1) Thou shalt not have any other money than gold.

2) Thou shalt not make paper idol money.

3) Thou shalt not call bullion a relic ever.

4) Remember the day Nixon broke the gold standard.

5) Honour thy gold reserves.

6) Thou shalt not suppress the gold price.

7) Thou shalt not borrow gold from another man.

8 ) Thou shalt not steal another man’s gold.

9) Thou shalt not bear false witness against gold or talk down gold.

10) Thou shalt not covet another man’s gold.”

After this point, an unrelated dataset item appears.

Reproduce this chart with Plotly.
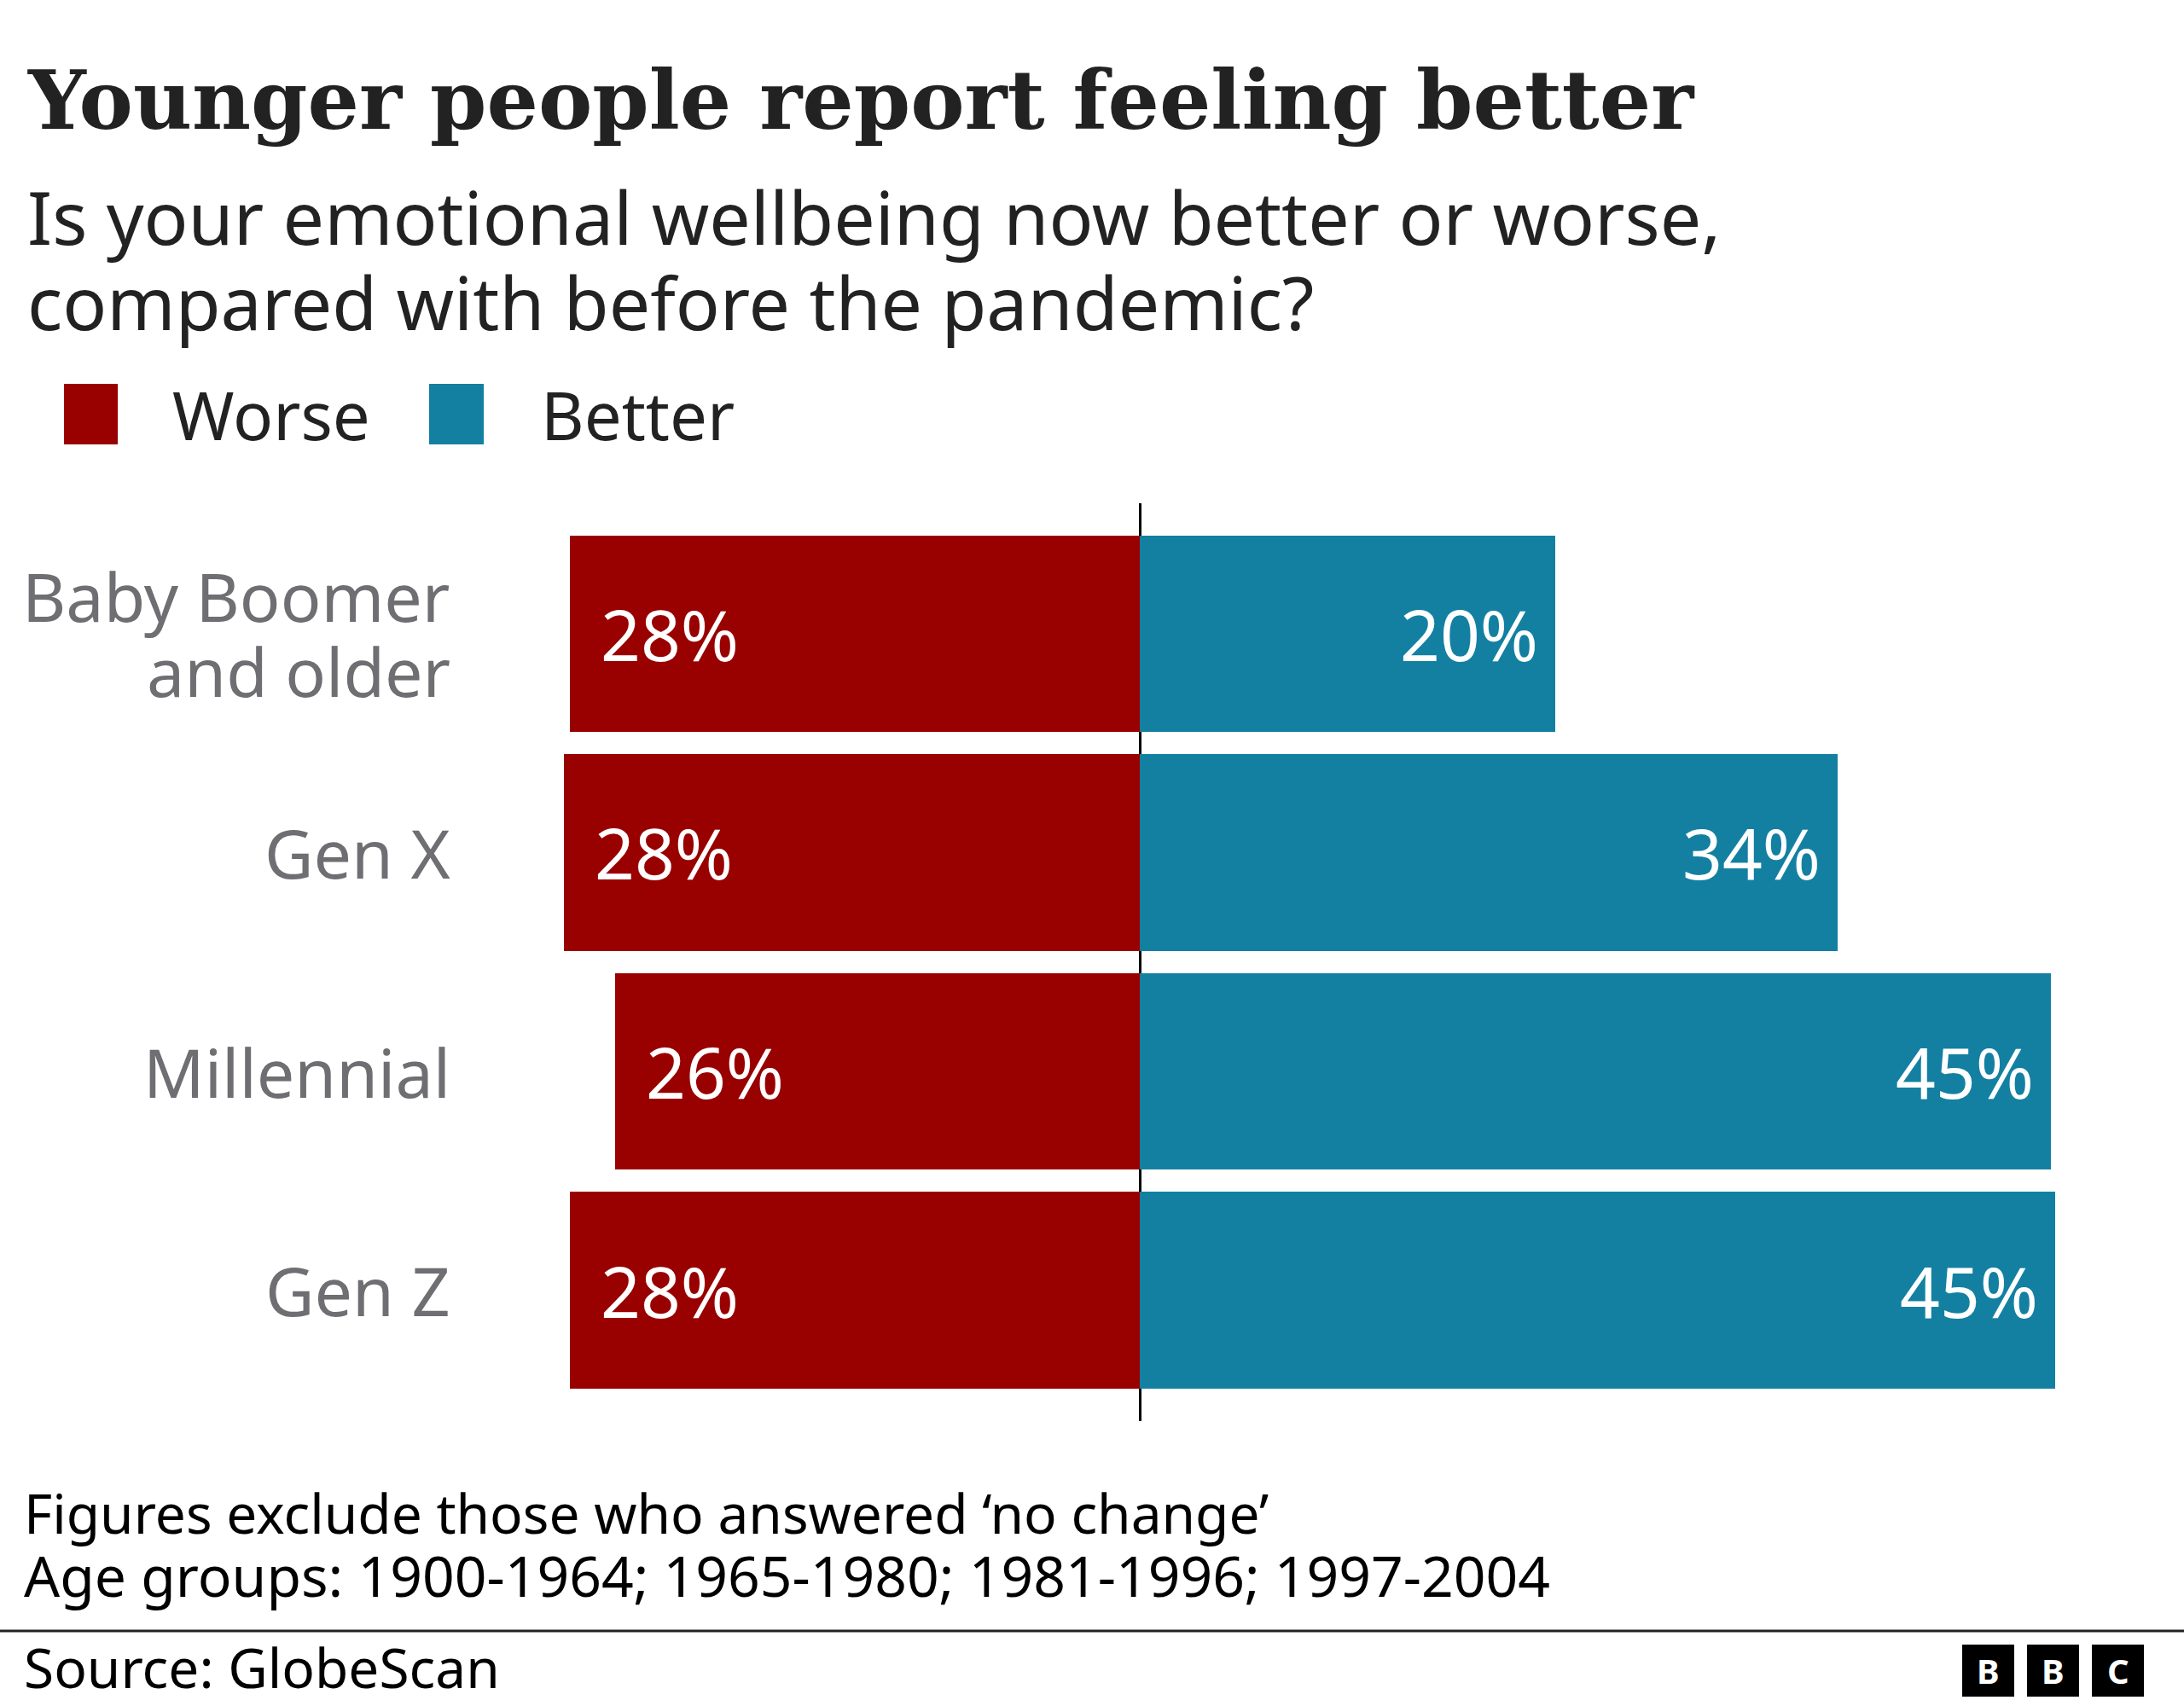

Reminds me a lot of what Howard Marks said last year:

“My view is simple and starts with the observation that gold is a lot like religion. No one can prove that God exists . . . or that God doesn’t exist.  The believer can’t convince the atheist, and the atheist can’t convince the believer.  It’s incredibly simple: either you believe in God or you don’t. Well, that’s exactly the way I think it is with gold. Either you ’re a believer or you ’re not.”

Anyhow, at the risk of starting a war of words here I’ll just let the readers decide what they think about gold.  I’ll summarize my position as such:

1)  Gold will never work as a global currency – single currencies don’t work without government intervention (which defeats the purpose of the gold as currency argument).  See Europe.

2)  Gold IS money.   Anything so broadly accepted as a medium of exchange is money.  End of story.

3)  Gold should never represent a substantial portion of one’s investment portfolio (over 5%), though this does not mean it has NO place in a portfolio.   I fall along the lines of Howard Marks and Buffett to some degree here – any asset that doesn’t generate cash-flows is hard to value and nearly impossible to manage risk around.   But an investment portfolio should not only contain growth vehicles.  At times, it should contain assets that negatively correlate and help to reduce overall portfolio risk.  Gold fits this story given the right environment (e.g.,  as a negative real interest rate environment has proven).